Starting Bosio Today A Mistake
Albert Belle was sore. That’s not necessarily news, for Belle could get sore at chirping hummingbirds, rainbows and the dew of a cloudless fall morning. But Saturday, his soreness was a matter of body, not soul.
The most dangerous hitter in the most powerful lineup in baseball sprained his right ankle attempting to dodge a Norm Charlton fastball Friday night, and was scratched from Game 4 of the American League Championship Series.
Scratched, too, was starting catcher Sandy Alomar, shelved with a stiff neck. Already trailing two games to one in the best-of-7 playoff, the Cleveland Indians appeared ready to take another step toward oblivion against Andy Benes and the Mariners.
So, of course, the staggering, shellshocked Tribe pushed three runs across the plate in the first inning, added scoring rallies in the second, third and sixth, and went on to hand Seattle a 7-0 thumping, the M’s ugliest defeat since their regular-season finale at Texas.
“We were out of it,” Lou Piniella said of Game 4, “before it started.”
Piniella’s team, it should be clear by now, plays its best when gripped by a sense of urgency. Having pilfered a game from the Indians Friday, the Mariners arrived here at wet and chilly Jacobs Field thoroughly satisfied with themselves. Missing was the inclination to turn every half of every inning into a psychic tug of war. On the contrary, they had a one-game cushion, and they were determined to use it.

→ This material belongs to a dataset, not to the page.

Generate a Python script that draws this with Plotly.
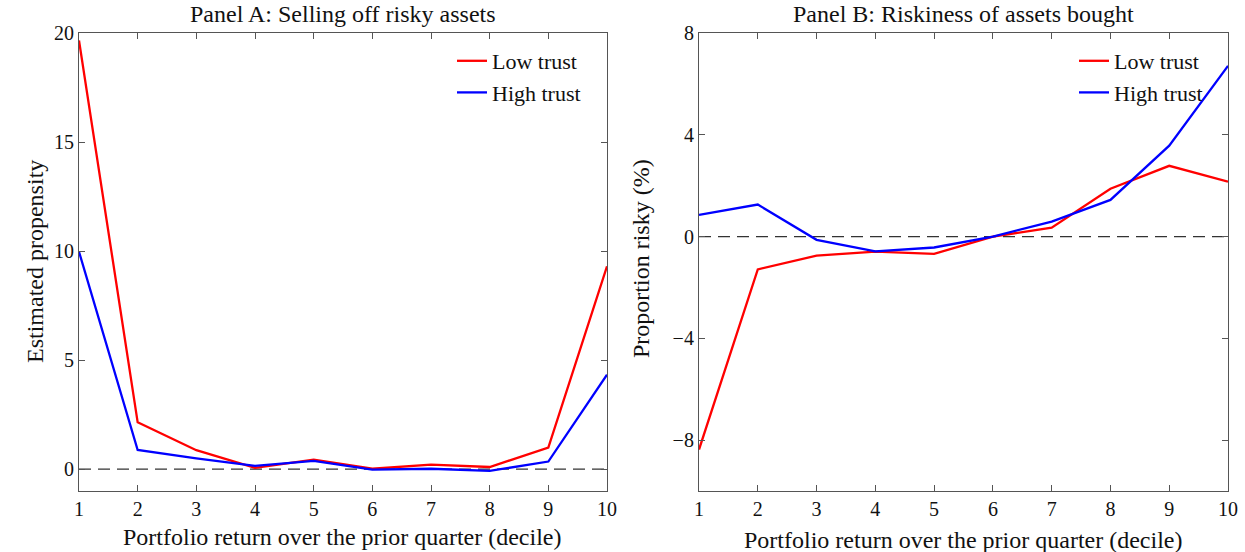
import plotly.graph_objects as go

deciles = [1, 2, 3, 4, 5, 6, 7, 8, 9, 10]

# Panel A: Selling off risky assets (estimated propensity)
a_low = [19.66, 2.15, 0.87, 0.06, 0.44, 0.02, 0.21, 0.10, 0.99, 9.3]
a_high = [9.97, 0.88, 0.50, 0.15, 0.38, -0.02, 0.02, -0.08, 0.35, 4.33]

# Panel B: Riskiness of assets bought (proportion risky, %)
b_low = [-8.37, -1.29, -0.75, -0.59, -0.68, 0.0, 0.35, 1.88, 2.78, 2.16]
b_high = [0.85, 1.26, -0.13, -0.58, -0.43, 0.0, 0.59, 1.44, 3.57, 6.71]

a_ticks = [0, 5, 10, 15, 20]
b_ticks = [-8, -4, 0, 4, 8]

FONT = "Liberation Serif"
RED = "#ff0000"
BLUE = "#0000ff"
AX = "#555555"
TXT = "#111111"
W, H = 1245, 552

fig = go.Figure()
fig.add_trace(go.Scatter(x=deciles, y=a_low, mode="lines", name="Low trust",
                         line=dict(color=RED, width=2.3), xaxis="x", yaxis="y", legend="legend"))
fig.add_trace(go.Scatter(x=deciles, y=a_high, mode="lines", name="High trust",
                         line=dict(color=BLUE, width=2.3), xaxis="x", yaxis="y", legend="legend"))
fig.add_trace(go.Scatter(x=deciles, y=b_low, mode="lines", name="Low trust",
                         line=dict(color=RED, width=2.3), xaxis="x2", yaxis="y2", legend="legend2"))
fig.add_trace(go.Scatter(x=deciles, y=b_high, mode="lines", name="High trust",
                         line=dict(color=BLUE, width=2.3), xaxis="x2", yaxis="y2", legend="legend2"))

for xr, yr in (("x", "y"), ("x2", "y2")):
    fig.add_shape(type="line", xref=f"{xr} domain", yref=yr, x0=0, x1=1, y0=0, y1=0,
                  line=dict(color="#333333", width=1.2, dash="12px,7px"), layer="below")

ydom = [1 - 491 / H, 1 - 33 / H]
axis_common = dict(showgrid=False, zeroline=False, showline=True, linecolor=AX, linewidth=1.2,
                   mirror="ticks", ticks="inside", ticklen=6, tickcolor=AX, tickwidth=1,
                   tickfont=dict(family=FONT, size=20, color=TXT))

legend_common = dict(xanchor="left", yanchor="middle", bgcolor="rgba(0,0,0,0)",
                     font=dict(family=FONT, size=22, color=TXT), tracegroupgap=0,
                     itemwidth=30, y=1 - 77 / H)

fig.update_layout(
    width=W, height=H,
    margin=dict(l=0, r=0, t=0, b=0, pad=0, autoexpand=False),
    paper_bgcolor="white", plot_bgcolor="white",
    font=dict(family=FONT, color=TXT),
    xaxis=dict(domain=[79 / W, 607 / W], range=[1, 10], tickvals=deciles,
               anchor="y", **axis_common),
    yaxis=dict(domain=ydom, range=[-1, 20], tickvals=a_ticks, anchor="x", **axis_common),
    xaxis2=dict(domain=[699 / W, 1228 / W], range=[1, 10], tickvals=deciles,
                anchor="y2", **axis_common),
    yaxis2=dict(domain=ydom, range=[-10, 8], tickvals=b_ticks, anchor="x2", **axis_common),
    legend=dict(x=452 / W, **legend_common),
    legend2=dict(x=1074 / W, **legend_common),
)

annots = [
    dict(text="Panel A: Selling off risky assets", x=(79 + 607) / 2 / W, y=1 - 14 / H),
    dict(text="Panel B: Riskiness of assets bought", x=(699 + 1228) / 2 / W, y=1 - 14 / H),
    dict(text="Portfolio return over the prior quarter (decile)", x=(79 + 607) / 2 / W,
         y=1 - 537 / H),
    dict(text="Portfolio return over the prior quarter (decile)", x=(699 + 1228) / 2 / W,
         y=1 - 540 / H),
]
for a in annots:
    fig.add_annotation(xref="paper", yref="paper", showarrow=False, xanchor="center",
                       yanchor="middle", font=dict(family=FONT, size=24, color=TXT), **a)
fig.add_annotation(text="Estimated propensity", xref="paper", yref="paper", x=20 / W,
                   y=1 - 262 / H, textangle=-90, showarrow=False,
                   font=dict(family=FONT, size=24, color=TXT))
fig.add_annotation(text="Proportion risky (%)", xref="paper", yref="paper", x=641 / W,
                   y=1 - 259 / H, textangle=-90, showarrow=False,
                   font=dict(family=FONT, size=24, color=TXT))

fig.write_html("out.html", config={"displayModeBar": False},
               post_script="document.body.style.margin='0';document.body.style.overflow='hidden';")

I’m not sure whether this qualifies as good or bad news, but life is about to get urgent again for the Mariners. Real urgent. Chris Bosio, slapped silly in his most recent postseason start (eight days ago against the Yankees) will take the mound today for the critically important tie-breaker.
Insisted Piniella: “I think he’ll pitch a good ballgame.”
Bosio hasn’t pitched an effective game in a month.
After jumping off to a 5-0 start, he dropped eight of his last 13 regular-season decisions. On a Seattle starting staff whose aggregate ERA ranked seventh in the league with Randy Johnson, nobody gave up more hits and more earned runs than Chris Bosio.
Moreover, opponents hit a revealing .313 against the veteran right-hander. As point of reference, opponents hit “only” .269 against the visibly overwhelmed Dave Fleming.
But instead of being consigned to the bullpen for long-relief duty, Bosio found himself starting two of the five games against the Yankees. His combined postseason pitching line: 7-2/3 innings, 10 hits, nine earned runs, four walks, two strikeouts.
“In the first playoff game against the Yankees,” Piniella said, “he pitched representative, and in the second he didn’t have much. I think that was due to the fact we had to bring him back on three days rest twice. Chris needs a little more time than that, but we were caught in a bind with our pitching at the time.
“He’s had seven full days of rest, and I think he’ll have much better stuff.”
Piniella also likes the idea of hitters striking Bosio’s sinkerball offerings on natural grass, a surface better suited than turf for somebody whose battle plan is to induce grounders. (For the record, Bosio was 2-4, with a 4.44 ERA, on grass, and 8-4, 5.13 on turf.)
All these may be swell reasons to hand Bosio the ball in the critical “swing” game. But I’ve got one better reason not to.
In Game 1, the 22-year-old rookie exhibited a more polished touch on the mound than Bosio has shown all year. Wolcott had the naturally aggressive Indians flailing away at his pitches for seven innings.
Bob Wolcott has yet to show he doesn’t belong on the postseason stage. Chris Bosio has yet to show he does.
Bosio conceded Saturday: “I haven’t had the greatest of years.”
But the Seattle Mariners have. It’d be a shame for them to leave Cleveland trailing by a game because of a managerial decision that was wrong from the start.